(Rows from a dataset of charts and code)
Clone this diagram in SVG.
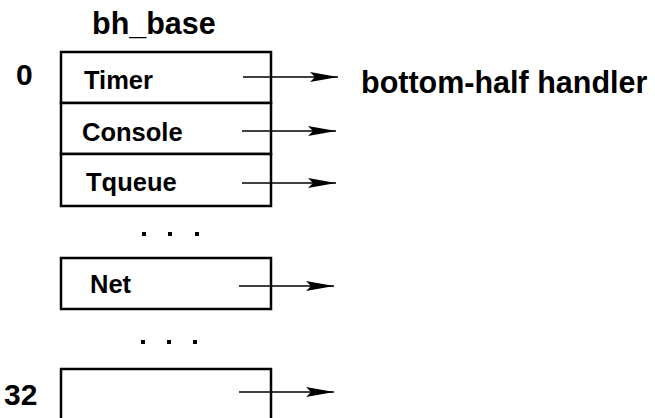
<svg xmlns="http://www.w3.org/2000/svg" width="655" height="418" viewBox="0 0 655 418">
  <style>
    .box { fill: #fff; stroke: #000; stroke-width: 2.5; }
    .lbl { font-family: "Liberation Sans", Arial, sans-serif; font-weight: bold; fill: #000; }
    .slot { font-size: 25.5px; }
    .conn { stroke: #000; stroke-width: 1.3; fill: none; marker-end: url(#arrow); }
    .dot { fill: #000; }
  </style>
  <defs>
    <marker id="arrow" markerUnits="userSpaceOnUse" markerWidth="30" markerHeight="12" refX="28" refY="6" orient="auto">
      <path d="M0,1 L28,6 L0,11 L5,6 Z" fill="#000"/>
    </marker>
  </defs>
  <rect width="655" height="418" fill="#fff"/>

  <text class="lbl" x="92" y="34" font-size="30.5">bh_base</text>
  <text class="lbl" x="16" y="85" font-size="30">0</text>
  <text class="lbl" x="4" y="405" font-size="30">32</text>
  <text class="lbl" x="361" y="93" font-size="30.5">bottom-half handler</text>

  <g id="slot-timer">
    <rect class="box" x="61" y="52" width="210" height="51"/>
    <text class="lbl slot" x="84" y="89">Timer</text>
  </g>
  <g id="slot-console">
    <rect class="box" x="61" y="103" width="210" height="51"/>
    <text class="lbl slot" x="82" y="141">Console</text>
  </g>
  <g id="slot-tqueue">
    <rect class="box" x="61" y="154" width="210" height="52"/>
    <text class="lbl slot" x="86" y="191">Tqueue</text>
  </g>
  <g id="ellipsis-1">
    <rect class="dot" x="142" y="232" width="4" height="4"/>
    <rect class="dot" x="168" y="232" width="4" height="4"/>
    <rect class="dot" x="195" y="232" width="4" height="4"/>
  </g>
  <g id="slot-net">
    <rect class="box" x="61" y="258" width="210" height="51"/>
    <text class="lbl slot" x="90" y="293">Net</text>
  </g>
  <g id="ellipsis-2">
    <rect class="dot" x="141" y="340" width="4" height="4"/>
    <rect class="dot" x="167" y="340" width="4" height="4"/>
    <rect class="dot" x="193" y="340" width="4" height="4"/>
  </g>
  <g id="slot-32">
    <rect class="box" x="61" y="369" width="210" height="60"/>
  </g>

  <g id="connectors">
    <line class="conn" x1="243" y1="77" x2="338" y2="77"/>
    <line class="conn" x1="242" y1="131" x2="336" y2="131"/>
    <line class="conn" x1="242" y1="183" x2="336" y2="183"/>
    <line class="conn" x1="239" y1="286" x2="334" y2="286"/>
    <line class="conn" x1="239" y1="392" x2="334" y2="392"/>
  </g>
</svg>
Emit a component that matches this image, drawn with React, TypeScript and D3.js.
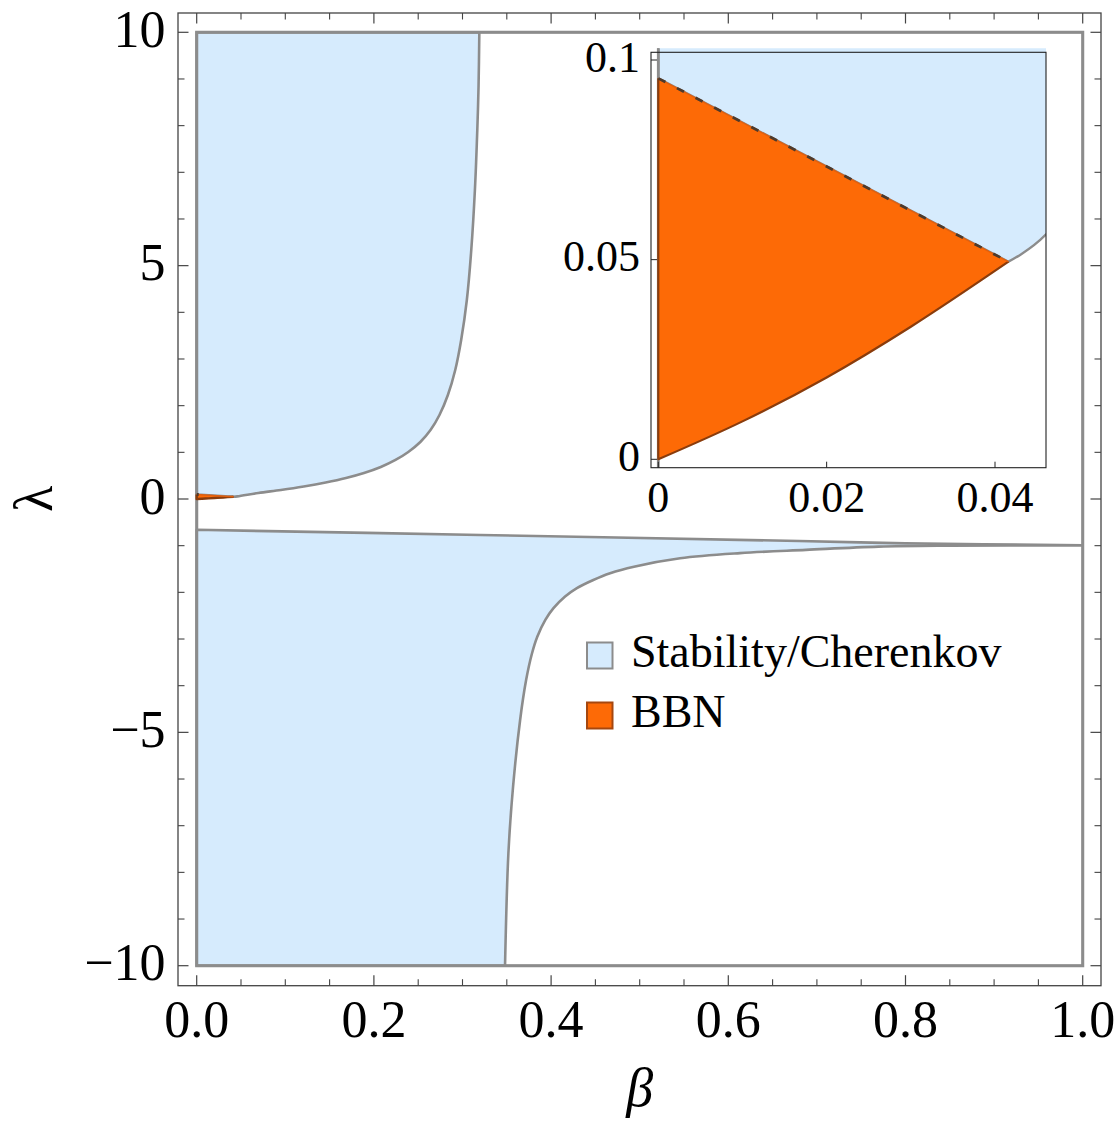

What is being asked: Each entry above is to be written out again unchanged, apart from the pictures, which are left out.

Solution:
Clone this diagram in SVG.
<svg xmlns="http://www.w3.org/2000/svg" width="655" height="418" viewBox="0 0 655 418">
  <style>
    .box { fill: #fff; stroke: #000; stroke-width: 2.5; }
    .lbl { font-family: "Liberation Sans", Arial, sans-serif; font-weight: bold; fill: #000; }
    .slot { font-size: 25.5px; }
    .conn { stroke: #000; stroke-width: 1.3; fill: none; marker-end: url(#arrow); }
    .dot { fill: #000; }
  </style>
  <defs>
    <marker id="arrow" markerUnits="userSpaceOnUse" markerWidth="30" markerHeight="12" refX="28" refY="6" orient="auto">
      <path d="M0,1 L28,6 L0,11 L5,6 Z" fill="#000"/>
    </marker>
  </defs>
  <rect width="655" height="418" fill="#fff"/>

  <text class="lbl" x="92" y="34" font-size="30.5">bh_base</text>
  <text class="lbl" x="16" y="85" font-size="30">0</text>
  <text class="lbl" x="4" y="405" font-size="30">32</text>
  <text class="lbl" x="361" y="93" font-size="30.5">bottom-half handler</text>

  <g id="slot-timer">
    <rect class="box" x="61" y="52" width="210" height="51"/>
    <text class="lbl slot" x="84" y="89">Timer</text>
  </g>
  <g id="slot-console">
    <rect class="box" x="61" y="103" width="210" height="51"/>
    <text class="lbl slot" x="82" y="141">Console</text>
  </g>
  <g id="slot-tqueue">
    <rect class="box" x="61" y="154" width="210" height="52"/>
    <text class="lbl slot" x="86" y="191">Tqueue</text>
  </g>
  <g id="ellipsis-1">
    <rect class="dot" x="142" y="232" width="4" height="4"/>
    <rect class="dot" x="168" y="232" width="4" height="4"/>
    <rect class="dot" x="195" y="232" width="4" height="4"/>
  </g>
  <g id="slot-net">
    <rect class="box" x="61" y="258" width="210" height="51"/>
    <text class="lbl slot" x="90" y="293">Net</text>
  </g>
  <g id="ellipsis-2">
    <rect class="dot" x="141" y="340" width="4" height="4"/>
    <rect class="dot" x="167" y="340" width="4" height="4"/>
    <rect class="dot" x="193" y="340" width="4" height="4"/>
  </g>
  <g id="slot-32">
    <rect class="box" x="61" y="369" width="210" height="60"/>
  </g>

  <g id="connectors">
    <line class="conn" x1="243" y1="77" x2="338" y2="77"/>
    <line class="conn" x1="242" y1="131" x2="336" y2="131"/>
    <line class="conn" x1="242" y1="183" x2="336" y2="183"/>
    <line class="conn" x1="239" y1="286" x2="334" y2="286"/>
    <line class="conn" x1="239" y1="392" x2="334" y2="392"/>
  </g>
</svg>
Emit a component that matches this image, drawn with React, TypeScript and D3.js.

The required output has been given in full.